18. The non-transitory computer-readable medium according to claim 15, wherein the operations further comprise:

discarding a transmission that overlaps the beam switching time; or

performing a punctuated transmission on the transmission that overlaps the beam switching time.

19. The non-transitory computer-readable medium according to claim 15, wherein the operations further comprise:

adjusting an LBT bandwidth of the shared spectrum based on a first bandwidth, wherein the first bandwidth comprises at least one of the following:

a bandwidth of a current active BandWidth Part (BWP);

a bandwidth of an initial BWP; or

a bandwidth of a target resource scheduled or configured by a network, wherein the target resource scheduled or configured by the network comprises any one of the following:

at least one physical uplink shared channel resource for a configured grant;

at least one physical uplink transmission resource for a dynamic grant;

at least one physical downlink shared channel resource for semi-persistent scheduling;

at least one physical random access channel resource, or

at least one sounding reference signal resource.

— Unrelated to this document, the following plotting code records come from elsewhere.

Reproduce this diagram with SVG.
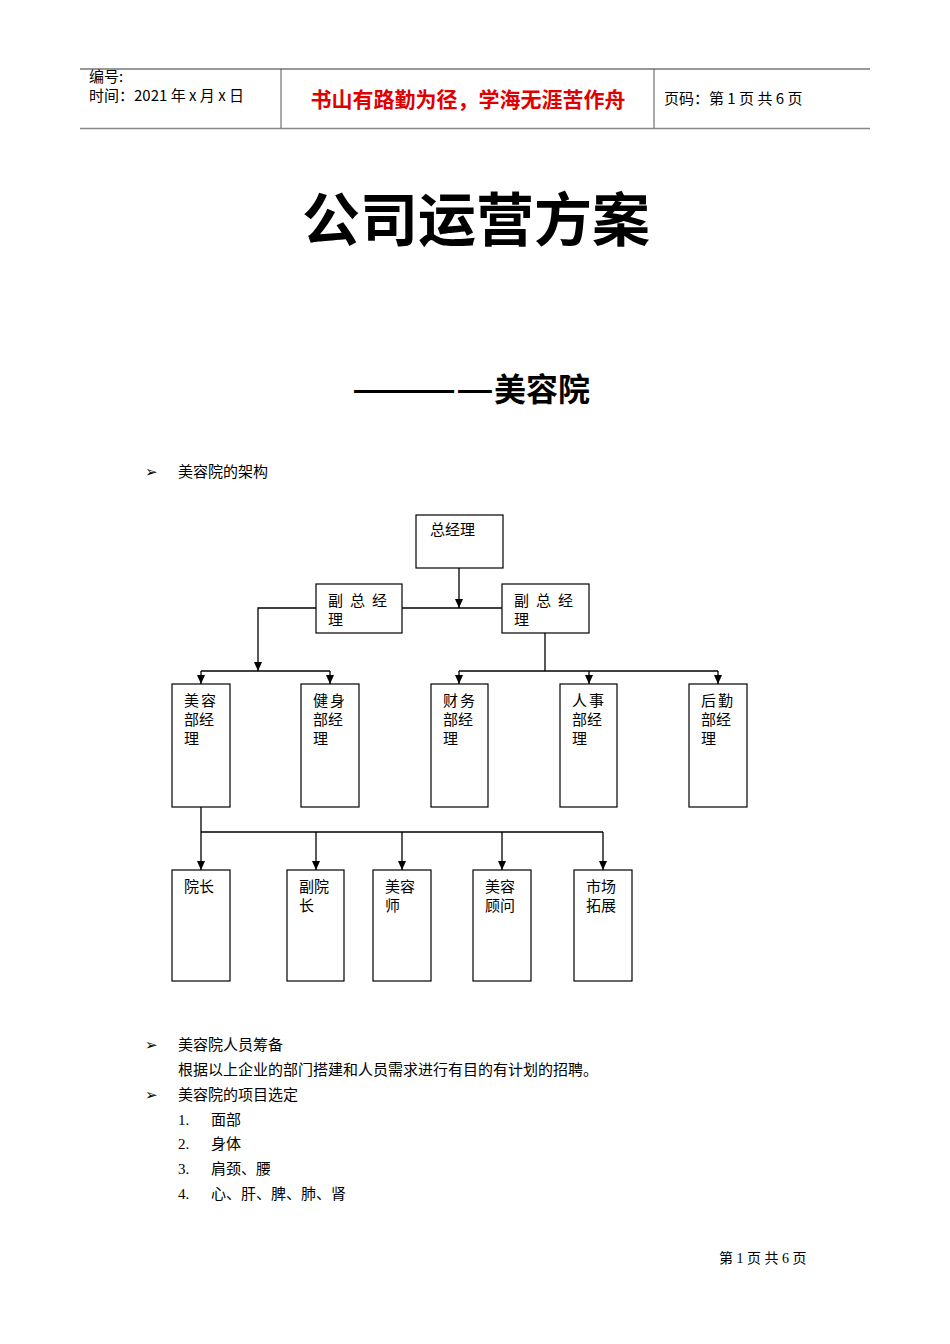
<svg xmlns="http://www.w3.org/2000/svg" width="950" height="1344" viewBox="0 0 950 1344">
<style>
.s{font-family:"Liberation Serif","Noto Sans CJK SC",serif;font-size:15px;fill:#000}
.h{font-family:"Noto Sans CJK SC",sans-serif;font-size:15px;fill:#000}
.b{fill:#fff;stroke:#000;stroke-width:1.2}
.c line,.c polyline{stroke:#000;stroke-width:1.3;fill:none}
</style>
<defs><marker id="a" markerWidth="10" markerHeight="10" refX="9" refY="5" orient="auto" markerUnits="userSpaceOnUse"><path d="M0,1 L9,5 L0,9 Z" fill="#000"/></marker></defs>
<rect width="950" height="1344" fill="#fff"/>
<line x1="80" y1="69" x2="870" y2="69" stroke="#333"/>
<line x1="80" y1="128.5" x2="870" y2="128.5" stroke="#888" stroke-width="1.5"/>
<line x1="281" y1="69" x2="281" y2="128" stroke="#555"/>
<line x1="654" y1="69" x2="654" y2="128" stroke="#555"/>
<text class="h" x="89" y="82">编号:</text>
<text class="h" x="89" y="101">时间：2021 年 x 月 x 日</text>
<text x="468" y="107" text-anchor="middle" style="font-family:'Noto Sans CJK SC',sans-serif;font-size:21px;fill:#e00000;font-weight:bold">书山有路勤为径，学海无涯苦作舟</text>
<text class="h" x="664" y="104">页码：第 1 页 共 6 页</text>
<text x="476" y="241" text-anchor="middle" style="font-family:'Noto Sans CJK SC',sans-serif;font-size:58px;font-weight:bold">公司运营方案</text>
<text x="352" y="401" style="font-family:'Noto Sans CJK SC',sans-serif;font-size:32px;font-weight:bold"><tspan textLength="142" lengthAdjust="spacingAndGlyphs">————</tspan>美容院</text>
<text class="s" x="145" y="477">➢</text><text class="s" x="178" y="477">美容院的架构</text>
<g class="c">
<line x1="459" y1="568" x2="459" y2="608" marker-end="url(#a)"/>
<line x1="402" y1="608" x2="502" y2="608"/>
<polyline points="316,608 258,608 258,671" marker-end="url(#a)"/>
<line x1="201" y1="671" x2="330" y2="671"/>
<line x1="201" y1="671" x2="201" y2="684" marker-end="url(#a)"/>
<line x1="330" y1="671" x2="330" y2="684" marker-end="url(#a)"/>
<line x1="545" y1="633" x2="545" y2="671"/>
<line x1="459" y1="671" x2="718" y2="671"/>
<line x1="459" y1="671" x2="459" y2="684" marker-end="url(#a)"/>
<line x1="589" y1="671" x2="589" y2="684" marker-end="url(#a)"/>
<line x1="718" y1="671" x2="718" y2="684" marker-end="url(#a)"/>
<line x1="201" y1="807" x2="201" y2="832"/>
<line x1="201" y1="832" x2="603" y2="832"/>
<line x1="201" y1="832" x2="201" y2="870" marker-end="url(#a)"/>
<line x1="316" y1="832" x2="316" y2="870" marker-end="url(#a)"/>
<line x1="402" y1="832" x2="402" y2="870" marker-end="url(#a)"/>
<line x1="502" y1="832" x2="502" y2="870" marker-end="url(#a)"/>
<line x1="603" y1="832" x2="603" y2="870" marker-end="url(#a)"/>
</g>
<g id="n0"><rect class="b" x="416" y="515" width="87" height="53"/><text class="s" x="430" y="535">总经理</text></g>
<g id="n1"><rect class="b" x="316" y="584" width="86" height="49"/><text class="s" x="328" y="606" letter-spacing="7">副总经</text><text class="s" x="328" y="625">理</text></g>
<g id="n2"><rect class="b" x="502" y="584" width="87" height="49"/><text class="s" x="514" y="606" letter-spacing="7">副总经</text><text class="s" x="514" y="625">理</text></g>
<g id="n3"><rect class="b" x="172" y="684" width="58" height="123"/><text class="s" x="184" y="706" letter-spacing="2">美容</text><text class="s" x="184" y="725">部经</text><text class="s" x="184" y="744">理</text></g>
<g id="n4"><rect class="b" x="301" y="684" width="58" height="123"/><text class="s" x="313" y="706" letter-spacing="2">健身</text><text class="s" x="313" y="725">部经</text><text class="s" x="313" y="744">理</text></g>
<g id="n5"><rect class="b" x="431" y="684" width="57" height="123"/><text class="s" x="443" y="706" letter-spacing="2">财务</text><text class="s" x="443" y="725">部经</text><text class="s" x="443" y="744">理</text></g>
<g id="n6"><rect class="b" x="560" y="684" width="57" height="123"/><text class="s" x="572" y="706" letter-spacing="2">人事</text><text class="s" x="572" y="725">部经</text><text class="s" x="572" y="744">理</text></g>
<g id="n7"><rect class="b" x="689" y="684" width="58" height="123"/><text class="s" x="701" y="706" letter-spacing="2">后勤</text><text class="s" x="701" y="725">部经</text><text class="s" x="701" y="744">理</text></g>
<g id="n8"><rect class="b" x="172" y="870" width="58" height="111"/><text class="s" x="184" y="892">院长</text></g>
<g id="n9"><rect class="b" x="287" y="870" width="57" height="111"/><text class="s" x="299" y="892">副院</text><text class="s" x="299" y="911">长</text></g>
<g id="n10"><rect class="b" x="373" y="870" width="58" height="111"/><text class="s" x="385" y="892">美容</text><text class="s" x="385" y="911">师</text></g>
<g id="n11"><rect class="b" x="473" y="870" width="58" height="111"/><text class="s" x="485" y="892">美容</text><text class="s" x="485" y="911">顾问</text></g>
<g id="n12"><rect class="b" x="574" y="870" width="58" height="111"/><text class="s" x="586" y="892">市场</text><text class="s" x="586" y="911">拓展</text></g>
<text class="s" x="145" y="1050">➢</text><text class="s" x="178" y="1050">美容院人员筹备</text>
<text class="s" x="178" y="1075">根据以上企业的部门搭建和人员需求进行有目的有计划的招聘。</text>
<text class="s" x="145" y="1100">➢</text><text class="s" x="178" y="1100">美容院的项目选定</text>
<text class="s" x="178" y="1125">1.</text><text class="s" x="211" y="1125">面部</text>
<text class="s" x="178" y="1149">2.</text><text class="s" x="211" y="1149">身体</text>
<text class="s" x="178" y="1174">3.</text><text class="s" x="211" y="1174">肩颈、腰</text>
<text class="s" x="178" y="1199">4.</text><text class="s" x="211" y="1199">心、肝、脾、肺、肾</text>
<text class="s" x="719" y="1263" style="font-size:14px">第 1 页 共 6 页</text>
</svg>
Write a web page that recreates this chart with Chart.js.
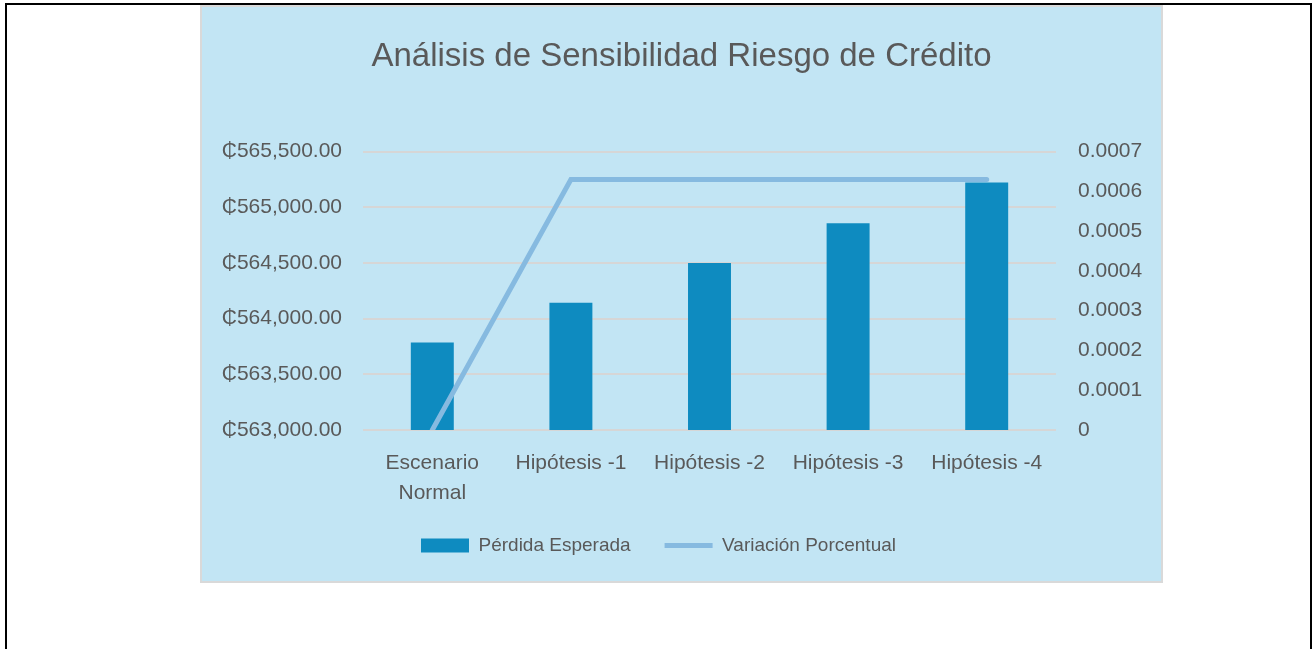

20. The non-transitory computer-readable medium according to claim 19, wherein the adjusting an LBT bandwidth of the shared spectrum based on a first bandwidth comprises:

adjusting the LBT bandwidth of the shared spectrum to a minimum bandwidth that covers the first bandwidth, wherein the minimum bandwidth that covers the first bandwidth comprises any one of the following:

the first bandwidth;

an integer multiple of the first bandwidth;

a unit bandwidth that covers the first bandwidth; or

an integer multiple of the unit bandwidth that covers the first bandwidth.